I just got my Hopper installed - my 722 was dying - and I backed up my shows to an EHD and now when I go to the Hopper to "Recorders Transfer" I get a msg that says to call Dish and activate the EHD feature error number 787. Called Dish and they are at a loss. They're only explanation was that my recordings were from a 722 and that those are not compatible with the Hopper. I then asked them would I not get a prompt then to format the EHD? All I get is this 787. So now I have a tech call in. 
What is 787 and have I lost all that I had backed up?
thanks!


----------



## P Smith (Jul 25, 2002)

If it not reformatted - then no, you didn't lost these recordings.

Continue pestering CSR, ask to send re-authorization for EHD to the H2k.


----------



## jlluck (Oct 18, 2007)

P Smith said:


> If it not reformatted - then no, you didn't lost these recordings.
> 
> Continue pestering CSR, ask to send re-authorization for EHD to the H2k.


Funny when I called dish and went thru the prompts to "activate EHD" it said I didn't have any compatible devices at this residence. ????

CSR passed me to tech...tech passed me to her super and they both said it was because you can't carry 722 recorded material to the Hopper. She passed the into to engineering and placed me a service tech call for Sunday...not that I hold out hope for the tech to do anything either.

I did connect a 4gig flash drive and it saw it and told me it needed to be reformatted. After it formatted it, the Hopper never saw it and kept giving me the same "contact dish to activate this feature" msg. Weird.


----------



## P Smith (Jul 25, 2002)

jlluck said:


> Funny when I called dish and went thru the prompts to "activate EHD" it said I didn't have any compatible devices at this residence. ????
> 
> CSR passed me to tech...tech passed me to her super and they both said it was because *you can't carry 722 recorded material to the Hopper*. She passed the into to engineering and placed me a service tech call for Sunday...not that I hold out hope for the tech to do anything either.
> 
> I did connect a 4gig flash drive and it saw it and told me it needed to be reformatted. After it formatted it, the Hopper never saw it and kept giving me the same "contact dish to activate this feature" msg.
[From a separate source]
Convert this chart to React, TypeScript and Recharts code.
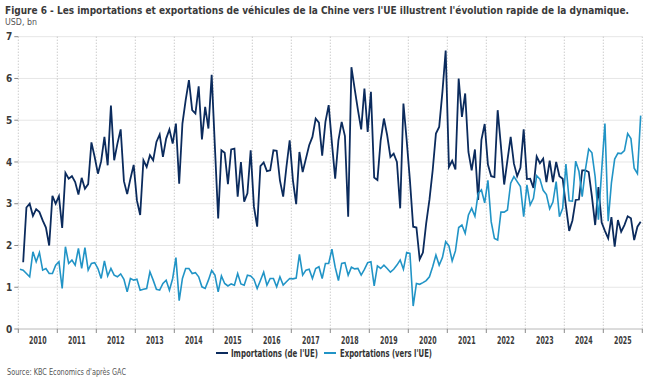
import { LineChart, Line, XAxis, YAxis, CartesianGrid } from 'recharts'

// Monthly values, USD bn, one row per year (Jan..Dec)
const years = [2010, 2011, 2012, 2013, 2014, 2015, 2016, 2017, 2018, 2019, 2020, 2021, 2022, 2023, 2024, 2025]

const imports: (number | null)[][] = [
  [null, 1.6, 2.91, 3.0, 2.71, 2.87, 2.8, 2.6, 2.43, 2.0, 3.19, 3.0],
  [3.18, 2.42, 3.74, 3.6, 3.66, 3.52, 3.22, 3.62, 3.36, 3.47, 4.47, 4.12],
  [3.72, 4.02, 4.6, 3.92, 5.35, 4.04, 4.44, 4.78, 3.54, 3.23, 3.6, 3.93],
  [3.08, 2.73, 4.04, 3.88, 4.16, 4.04, 4.48, 4.66, 4.12, 4.56, 4.78, 4.44],
  [4.92, 3.48, 4.92, 5.48, 5.96, 5.24, 5.16, 5.81, 4.54, 5.32, 4.8, 6.09],
  [4.35, 2.65, 4.28, 4.22, 3.47, 4.3, 4.32, 3.17, 4.0, 3.05, 3.25, 4.28],
  [2.93, 2.45, 3.9, 3.99, 3.78, 3.8, 4.28, 4.27, 3.56, 3.17, 3.88, 4.52],
  [3.56, 2.99, 4.24, 3.76, 4.08, 4.4, 4.6, 5.04, 4.94, 4.15, 4.96, 5.36],
  [4.45, 3.6, 4.52, 4.96, 4.62, 2.69, 6.27, 5.75, 5.25, 4.78, 5.76, 4.72],
  [5.68, 3.63, 3.57, 4.52, 5.04, 4.64, 4.12, 4.2, 4.0, 2.89, 5.4, 4.52],
  [3.56, 2.45, 2.43, 1.67, 1.83, 2.53, 3.09, 3.8, 4.68, 4.84, 5.68, 6.67],
  [3.88, 4.03, 3.82, 6.0, 5.08, 5.64, 4.24, 3.8, 4.3, 3.09, 4.53, 4.91],
  [3.94, 3.66, 3.64, 5.24, 4.38, 3.46, 4.04, 4.6, 3.96, 3.66, 3.86, 4.78],
  [3.59, 3.6, 3.38, 4.13, 3.97, 4.08, 3.52, 4.03, 3.52, 4.0, 3.66, 3.6],
  [2.95, 2.35, 2.6, 3.09, 3.1, 3.8, 3.8, 3.76, 3.17, 2.49, 3.4, 2.55],
  [2.35, 2.17, 2.68, 1.97, 2.61, 2.33, 2.49, 2.7, 2.65, 2.13, 2.45, 2.57],
]

const exportsEU: number[][] = [
  [1.43, 1.41, 1.33, 1.25, 1.85, 1.61, 1.83, 1.41, 1.45, 1.33, 1.33, 1.53],
  [1.61, 0.97, 1.97, 1.57, 1.65, 1.53, 1.93, 1.45, 1.95, 1.41, 1.57, 1.59],
  [1.45, 1.21, 1.63, 1.27, 1.45, 1.29, 1.25, 1.32, 1.19, 0.89, 1.21, 1.17],
  [1.19, 0.93, 0.95, 0.97, 1.37, 1.17, 0.95, 0.93, 1.09, 1.17, 0.93, 1.21],
  [1.71, 0.68, 1.21, 1.45, 1.45, 1.33, 1.35, 1.25, 1.01, 0.97, 1.17, 1.4],
  [1.29, 0.89, 1.27, 1.09, 1.03, 1.08, 1.05, 1.33, 1.08, 1.05, 1.29, 1.27],
  [1.19, 0.97, 1.16, 1.36, 1.05, 1.21, 1.21, 1.01, 1.25, 1.05, 1.13, 1.21],
  [1.2, 1.22, 1.79, 1.29, 1.41, 1.43, 1.21, 1.45, 1.49, 1.21, 1.57, 1.57],
  [1.91, 1.48, 1.16, 1.57, 1.59, 1.29, 1.48, 1.44, 1.45, 1.29, 1.43, 1.59],
  [1.61, 1.03, 1.51, 1.45, 1.53, 1.45, 1.36, 1.43, 1.53, 1.65, 1.43, 1.83],
  [1.81, 0.55, 1.09, 1.07, 1.11, 1.16, 1.25, 1.49, 1.77, 1.53, 1.71, 2.09],
  [1.99, 1.63, 1.87, 2.43, 2.49, 2.29, 2.73, 2.89, 2.7, 3.25, 3.33, 3.02],
  [3.56, 2.57, 2.17, 2.13, 2.8, 2.8, 2.85, 3.49, 3.65, 3.53, 3.41, 2.69],
  [3.45, 2.97, 3.13, 3.67, 3.59, 3.32, 3.22, 2.88, 3.04, 3.53, 2.69, 2.89],
  [3.95, 3.07, 3.06, 4.02, 3.78, 3.17, 3.82, 4.31, 4.22, 3.64, 2.62, 3.8],
  [4.92, 2.58, 3.5, 4.07, 4.21, 4.2, 4.27, 4.68, 4.56, 3.85, 3.72, 5.11],
]

const yTicks = [0, 1, 2, 3, 4, 5, 6, 7]

const NAVY = '#0b2b5d'
const BLUE = '#2194c6'
const FONT = "'Liberation Sans Narrow', 'DejaVu Sans Condensed', 'Open Sans', Arial, sans-serif"

const data = years.flatMap((_, yi) =>
  imports[yi].map((v, m) => ({ t: yi * 12 + m + 0.5, imp: v, exp: exportsEU[yi][m] }))
)
const yearTicks = years.map((_, i) => i * 12).concat(years.length * 12)

function YearTick(props: any) {
  const { x, y, payload } = props
  const i = payload.value / 12
  if (i >= years.length) return <g />
  return (
    <text x={x + 19.5} y={y + 11} textAnchor="middle" fontFamily={FONT} fontSize={11} fontWeight={700} fill="#3a3a3a" textLength={17.5} lengthAdjust="spacingAndGlyphs">
      {years[i]}
    </text>
  )
}

export default function App() {
  return (
    <div style={{ position: 'absolute', left: 0, top: 0, width: 652, height: 385, background: '#fff' }}>
      <LineChart width={652} height={385} data={data} margin={{ top: 36.7, right: 9.7, left: 0, bottom: 0 }}>
        <CartesianGrid horizontal vertical={false} stroke="#e6e6e6" />
        <CartesianGrid horizontal={false} vertical stroke="#b5b5b5" strokeDasharray="1 2" />
        <XAxis
          type="number"
          dataKey="t"
          domain={[0, years.length * 12]}
          ticks={yearTicks}
          interval={0}
          height={56}
          tickSize={4}
          tickMargin={0}
          tickLine={{ stroke: '#8a8a8a' }}
          axisLine={{ stroke: '#c4c4c4' }}
          tick={<YearTick />}
        />
        <YAxis
          type="number"
          domain={[0, 7]}
          ticks={yTicks}
          interval={0}
          width={18.3}
          tickSize={4}
          tickMargin={2}
          axisLine={false}
          tickLine={{ stroke: '#8a8a8a' }}
          tick={{ fontFamily: FONT, fontSize: 10, fontWeight: 700, fill: '#3a3a3a' }}
        />
        <Line type="linear" dataKey="imp" stroke={NAVY} strokeWidth={1.8} dot={false} isAnimationActive={false} />
        <Line type="linear" dataKey="exp" stroke={BLUE} strokeWidth={1.6} dot={false} isAnimationActive={false} />
      </LineChart>
      <svg width={652} height={385} style={{ position: 'absolute', left: 0, top: 0, pointerEvents: 'none' }}>
        <text x={5} y={14} fontFamily={FONT} fontSize={10.2} fontWeight={700} fill="#3a3a3a" textLength={624} lengthAdjust="spacingAndGlyphs">
          Figure 6 - Les importations et exportations de véhicules de la Chine vers l'UE illustrent l'évolution rapide de la dynamique.
        </text>
        <text x={5} y={25} fontFamily={FONT} fontSize={9.5} fill="#555" textLength={32} lengthAdjust="spacingAndGlyphs">
          USD, bn
        </text>
        <line x1={216} x2={228} y1={353} y2={353} stroke={NAVY} strokeWidth={2} />
        <text x={231} y={357} fontFamily={FONT} fontSize={10.5} fontWeight={600} fill="#333" textLength={87} lengthAdjust="spacingAndGlyphs">
          Importations (de l'UE)
        </text>
        <line x1={324} x2={336} y1={353} y2={353} stroke={BLUE} strokeWidth={2} />
        <text x={340} y={357} fontFamily={FONT} fontSize={10.5} fontWeight={600} fill="#333" textLength={92} lengthAdjust="spacingAndGlyphs">
          Exportations (vers l'UE)
        </text>
        <text x={7} y={375} fontFamily={FONT} fontSize={8.5} fill="#555" textLength={119} lengthAdjust="spacingAndGlyphs">
          Source: KBC Economics d'après GAC
        </text>
      </svg>
    </div>
  )
}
Weird.


That's BS (perhaps you already read many stories here about the issue; if not - do, it will give you much more insight to the problem).

Minimal size for *EHD* is 40 GB.


----------



## Stewart Vernon (Jan 7, 2005)

jlluck said:


> I just got my Hopper installed - my 722 was dying - and I backed up my shows to an EHD and now when I go to the Hopper to "Recorders Transfer" I get a msg that says to call Dish and activate the EHD feature error number 787. Called Dish and they are at a loss. They're only explanation was that my recordings were from a 722 and that those are not compatible with the Hopper. I then asked them would I not get a prompt then to format the EHD? All I get is this 787. So now I have a tech call in.
> What is 787 and have I lost all that I had backed up?
> thanks!


If you just got your Hopper... it is possible you might need to let it "simmer" a day or so. The 922 used to need this before it behaved correctly.

Also, I've heard of problems with people when their old receiver was deactivated before their new receiver was activated... and the loss of the household key as a result... though usually you would get the "needs to be formatted" error instead of what you are seeing.

I am not aware of any reason you shouldn't be able to do what you are trying to do... unless someone screwed up your activation.


----------



## jlluck (Oct 18, 2007)

Stewart Vernon said:


> If you just got your Hopper... it is possible you might need to let it "simmer" a day or so. The 922 used to need this before it behaved correctly.
> 
> Also, I've heard of problems with people when their old receiver was deactivated before their new receiver was activated... and the loss of the household key as a result... though usually you would get the "needs to be formatted" error instead of what you are seeing.
> 
> I am not aware of any reason you shouldn't be able to do what you are trying to do... unless someone screwed up your activation.


Thanks for the replies. I was thinking the same thing - may take a day or two for all to click in place. But I wished the CSR would have suggested this too. But oh well. I'll check it again tomorrow and if it connects I can cancel the tech call and not waste it.


----------



## jlluck (Oct 18, 2007)

jlluck said:


> I just got my Hopper installed - my 722 was dying - and I backed up my shows to an EHD and now when I go to the Hopper to "Recorders Transfer" I get a msg that says to call Dish and activate the EHD feature error number 787. Called Dish and they are at a loss. They're only explanation was that my recordings were from a 722 and that those are not compatible with the Hopper. I then asked them would I not get a prompt then to format the EHD? All I get is this 787. So now I have a tech call in.
> What is 787 and have I lost all that I had backed up?
> thanks!


Many thanks to the replies with help. This is truly a great forum.
My EHD is working and I'm transferring my backed up programs to the Hopper with no problems. Not sure if this had any affect but I went thru the settings and did all the options for Network Setup. When I did Test, it seems there were some actions listed in red - not done yet. Ran everything, sent data, got all green, then checked the EHD and it worked. Not sure if it was just waiting the problem out or if what I did helped. New issue now: was checking out On Demand and tried to play one of the "free" programs and was prompted to have the feature "activated." Not that big of an issue but just funny how things are happening.
Thanks again for the help!


----------